WHAT YOU HAVE TO DO: Quote the data below in full, minus the images.

STORED DATA:
━━━
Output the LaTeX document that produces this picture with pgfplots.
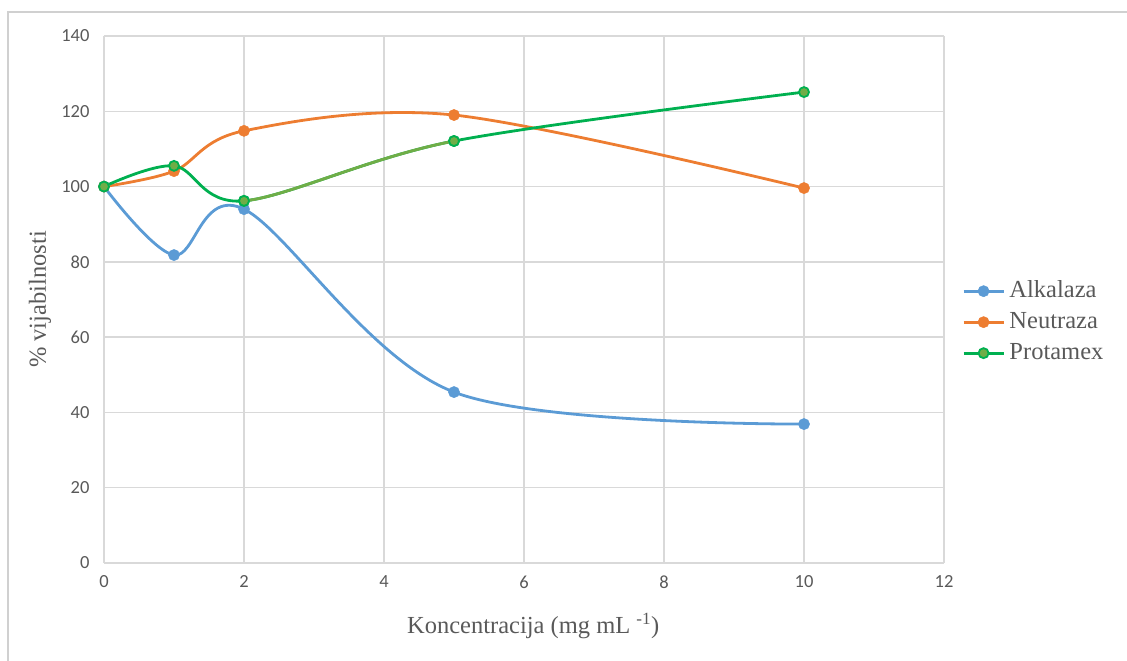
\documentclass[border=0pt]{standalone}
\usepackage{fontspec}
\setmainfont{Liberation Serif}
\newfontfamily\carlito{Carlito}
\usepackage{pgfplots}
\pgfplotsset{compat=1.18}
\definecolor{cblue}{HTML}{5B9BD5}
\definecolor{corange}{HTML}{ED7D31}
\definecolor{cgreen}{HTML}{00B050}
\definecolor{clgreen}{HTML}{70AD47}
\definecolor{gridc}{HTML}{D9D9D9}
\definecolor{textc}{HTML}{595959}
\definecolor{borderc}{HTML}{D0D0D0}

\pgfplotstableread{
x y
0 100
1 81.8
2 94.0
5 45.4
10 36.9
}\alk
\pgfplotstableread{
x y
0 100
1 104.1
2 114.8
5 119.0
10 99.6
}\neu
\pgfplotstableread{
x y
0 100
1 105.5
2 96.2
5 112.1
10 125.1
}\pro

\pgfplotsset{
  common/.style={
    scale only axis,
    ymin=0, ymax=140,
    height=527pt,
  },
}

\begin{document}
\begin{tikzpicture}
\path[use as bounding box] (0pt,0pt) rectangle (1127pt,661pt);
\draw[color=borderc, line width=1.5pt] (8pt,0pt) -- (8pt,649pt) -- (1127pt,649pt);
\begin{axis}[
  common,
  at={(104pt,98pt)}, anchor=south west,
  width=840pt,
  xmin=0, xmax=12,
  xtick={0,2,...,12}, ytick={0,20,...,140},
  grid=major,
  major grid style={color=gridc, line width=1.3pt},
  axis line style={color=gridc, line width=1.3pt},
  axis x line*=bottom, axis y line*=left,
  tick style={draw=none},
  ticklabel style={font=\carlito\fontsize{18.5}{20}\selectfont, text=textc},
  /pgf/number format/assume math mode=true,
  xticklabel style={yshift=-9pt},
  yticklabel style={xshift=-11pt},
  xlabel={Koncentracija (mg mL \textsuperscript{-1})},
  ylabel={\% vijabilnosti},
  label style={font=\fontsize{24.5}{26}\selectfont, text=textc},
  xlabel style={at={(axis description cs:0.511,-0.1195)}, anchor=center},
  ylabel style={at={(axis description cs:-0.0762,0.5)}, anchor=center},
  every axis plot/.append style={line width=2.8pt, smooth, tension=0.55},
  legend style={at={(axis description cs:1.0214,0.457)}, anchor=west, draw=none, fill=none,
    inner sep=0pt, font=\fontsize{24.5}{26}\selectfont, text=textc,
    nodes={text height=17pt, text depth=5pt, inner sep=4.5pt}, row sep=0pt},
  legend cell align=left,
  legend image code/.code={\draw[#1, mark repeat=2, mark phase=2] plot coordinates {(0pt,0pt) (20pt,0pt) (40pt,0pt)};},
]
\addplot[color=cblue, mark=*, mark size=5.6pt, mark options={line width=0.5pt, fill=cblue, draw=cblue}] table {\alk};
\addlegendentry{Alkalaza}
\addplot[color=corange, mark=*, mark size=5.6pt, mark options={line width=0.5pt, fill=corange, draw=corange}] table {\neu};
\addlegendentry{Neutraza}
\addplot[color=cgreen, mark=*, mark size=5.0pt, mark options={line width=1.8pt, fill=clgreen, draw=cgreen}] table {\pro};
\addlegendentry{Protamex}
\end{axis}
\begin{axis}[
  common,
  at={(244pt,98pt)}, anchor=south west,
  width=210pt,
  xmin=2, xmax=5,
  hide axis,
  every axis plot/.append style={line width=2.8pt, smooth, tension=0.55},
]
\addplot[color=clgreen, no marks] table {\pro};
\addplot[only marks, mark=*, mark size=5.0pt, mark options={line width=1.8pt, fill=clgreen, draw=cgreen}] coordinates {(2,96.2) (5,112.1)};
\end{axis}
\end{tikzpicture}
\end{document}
━━━
CORRECT RESULT:
Output the LaTeX document that produces this picture with pgfplots.
\documentclass[border=0pt]{standalone}
\usepackage{fontspec}
\setmainfont{Liberation Serif}
\newfontfamily\carlito{Carlito}
\usepackage{pgfplots}
\pgfplotsset{compat=1.18}
\definecolor{cblue}{HTML}{5B9BD5}
\definecolor{corange}{HTML}{ED7D31}
\definecolor{cgreen}{HTML}{00B050}
\definecolor{clgreen}{HTML}{70AD47}
\definecolor{gridc}{HTML}{D9D9D9}
\definecolor{textc}{HTML}{595959}
\definecolor{borderc}{HTML}{D0D0D0}

\pgfplotstableread{
x y
0 100
1 81.8
2 94.0
5 45.4
10 36.9
}\alk
\pgfplotstableread{
x y
0 100
1 104.1
2 114.8
5 119.0
10 99.6
}\neu
\pgfplotstableread{
x y
0 100
1 105.5
2 96.2
5 112.1
10 125.1
}\pro

\pgfplotsset{
  common/.style={
    scale only axis,
    ymin=0, ymax=140,
    height=527pt,
  },
}

\begin{document}
\begin{tikzpicture}
\path[use as bounding box] (0pt,0pt) rectangle (1127pt,661pt);
\draw[color=borderc, line width=1.5pt] (8pt,0pt) -- (8pt,649pt) -- (1127pt,649pt);
\begin{axis}[
  common,
  at={(104pt,98pt)}, anchor=south west,
  width=840pt,
  xmin=0, xmax=12,
  xtick={0,2,...,12}, ytick={0,20,...,140},
  grid=major,
  major grid style={color=gridc, line width=1.3pt},
  axis line style={color=gridc, line width=1.3pt},
  axis x line*=bottom, axis y line*=left,
  tick style={draw=none},
  ticklabel style={font=\carlito\fontsize{18.5}{20}\selectfont, text=textc},
  /pgf/number format/assume math mode=true,
  xticklabel style={yshift=-9pt},
  yticklabel style={xshift=-11pt},
  xlabel={Koncentracija (mg mL \textsuperscript{-1})},
  ylabel={\% vijabilnosti},
  label style={font=\fontsize{24.5}{26}\selectfont, text=textc},
  xlabel style={at={(axis description cs:0.511,-0.1195)}, anchor=center},
  ylabel style={at={(axis description cs:-0.0762,0.5)}, anchor=center},
  every axis plot/.append style={line width=2.8pt, smooth, tension=0.55},
  legend style={at={(axis description cs:1.0214,0.457)}, anchor=west, draw=none, fill=none,
    inner sep=0pt, font=\fontsize{24.5}{26}\selectfont, text=textc,
    nodes={text height=17pt, text depth=5pt, inner sep=4.5pt}, row sep=0pt},
  legend cell align=left,
  legend image code/.code={\draw[#1, mark repeat=2, mark phase=2] plot coordinates {(0pt,0pt) (20pt,0pt) (40pt,0pt)};},
]
\addplot[color=cblue, mark=*, mark size=5.6pt, mark options={line width=0.5pt, fill=cblue, draw=cblue}] table {\alk};
\addlegendentry{Alkalaza}
\addplot[color=corange, mark=*, mark size=5.6pt, mark options={line width=0.5pt, fill=corange, draw=corange}] table {\neu};
\addlegendentry{Neutraza}
\addplot[color=cgreen, mark=*, mark size=5.0pt, mark options={line width=1.8pt, fill=clgreen, draw=cgreen}] table {\pro};
\addlegendentry{Protamex}
\end{axis}
\begin{axis}[
  common,
  at={(244pt,98pt)}, anchor=south west,
  width=210pt,
  xmin=2, xmax=5,
  hide axis,
  every axis plot/.append style={line width=2.8pt, smooth, tension=0.55},
]
\addplot[color=clgreen, no marks] table {\pro};
\addplot[only marks, mark=*, mark size=5.0pt, mark options={line width=1.8pt, fill=clgreen, draw=cgreen}] coordinates {(2,96.2) (5,112.1)};
\end{axis}
\end{tikzpicture}
\end{document}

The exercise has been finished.